▶ **Collected data**:
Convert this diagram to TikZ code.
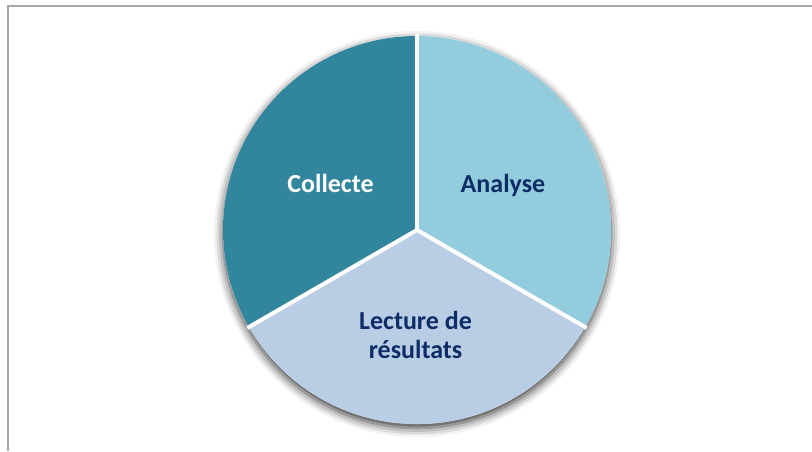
\documentclass[tikz,border=0pt]{standalone}
\usepackage{fontspec}
\setmainfont{Carlito}[BoldFont={Carlito Bold}]
\usetikzlibrary{shadows.blur}
\definecolor{collecteC}{HTML}{31859C}
\definecolor{analyseC}{HTML}{93CDDD}
\definecolor{lectureC}{HTML}{B9CDE5}
\definecolor{navyT}{HTML}{0E2C66}
\definecolor{frameC}{HTML}{A6A6A6}
\begin{document}
\begin{tikzpicture}[x=1pt,y=1pt,
  label/.style={font=\fontsize{26}{29}\selectfont\bfseries, anchor=base, inner sep=0pt},
  slicesep/.style={draw=white, line width=4pt}]
\useasboundingbox (0,0) rectangle (812,451);
% frame lines along the top and left edges
\draw[frameC, line width=1.2pt] (8,0) -- (8,445) -- (812,445);
% pie centre
\coordinate (c) at (417,221);
% soft shadow beneath the pie
\fill[white, blur shadow={shadow xshift=0pt, shadow yshift=-4pt,
  shadow blur radius=9pt, shadow opacity=80}] (c) circle (194);
% slices
\fill[collecteC] (c) -- ++(90:194) arc[start angle=90, end angle=210, radius=194] -- cycle;
\fill[lectureC] (c) -- ++(210:194) arc[start angle=210, end angle=330, radius=194] -- cycle;
\fill[analyseC] (c) -- ++(330:194) arc[start angle=330, end angle=450, radius=194] -- cycle;
% white separators between slices
\draw[slicesep] (c) -- ++(90:196);
\draw[slicesep] (c) -- ++(210:196);
\draw[slicesep] (c) -- ++(330:196);
% labels
\node[label, text=white] (collecte) at (330.5,259) {Collecte};
\node[label, text=navyT] (analyse) at (503,259) {Analyse};
\node[label, text=navyT] (lecture1) at (415.5,122) {Lecture de};
\node[label, text=navyT] (lecture2) at (415.5,93) {résultats};
\end{tikzpicture}
\end{document}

▶ **Task directions**:
Your task is an exact transcription of all the data, minus the pictures.

▶ **Exercise response**:
Convert this diagram to TikZ code.
\documentclass[tikz,border=0pt]{standalone}
\usepackage{fontspec}
\setmainfont{Carlito}[BoldFont={Carlito Bold}]
\usetikzlibrary{shadows.blur}
\definecolor{collecteC}{HTML}{31859C}
\definecolor{analyseC}{HTML}{93CDDD}
\definecolor{lectureC}{HTML}{B9CDE5}
\definecolor{navyT}{HTML}{0E2C66}
\definecolor{frameC}{HTML}{A6A6A6}
\begin{document}
\begin{tikzpicture}[x=1pt,y=1pt,
  label/.style={font=\fontsize{26}{29}\selectfont\bfseries, anchor=base, inner sep=0pt},
  slicesep/.style={draw=white, line width=4pt}]
\useasboundingbox (0,0) rectangle (812,451);
% frame lines along the top and left edges
\draw[frameC, line width=1.2pt] (8,0) -- (8,445) -- (812,445);
% pie centre
\coordinate (c) at (417,221);
% soft shadow beneath the pie
\fill[white, blur shadow={shadow xshift=0pt, shadow yshift=-4pt,
  shadow blur radius=9pt, shadow opacity=80}] (c) circle (194);
% slices
\fill[collecteC] (c) -- ++(90:194) arc[start angle=90, end angle=210, radius=194] -- cycle;
\fill[lectureC] (c) -- ++(210:194) arc[start angle=210, end angle=330, radius=194] -- cycle;
\fill[analyseC] (c) -- ++(330:194) arc[start angle=330, end angle=450, radius=194] -- cycle;
% white separators between slices
\draw[slicesep] (c) -- ++(90:196);
\draw[slicesep] (c) -- ++(210:196);
\draw[slicesep] (c) -- ++(330:196);
% labels
\node[label, text=white] (collecte) at (330.5,259) {Collecte};
\node[label, text=navyT] (analyse) at (503,259) {Analyse};
\node[label, text=navyT] (lecture1) at (415.5,122) {Lecture de};
\node[label, text=navyT] (lecture2) at (415.5,93) {résultats};
\end{tikzpicture}
\end{document}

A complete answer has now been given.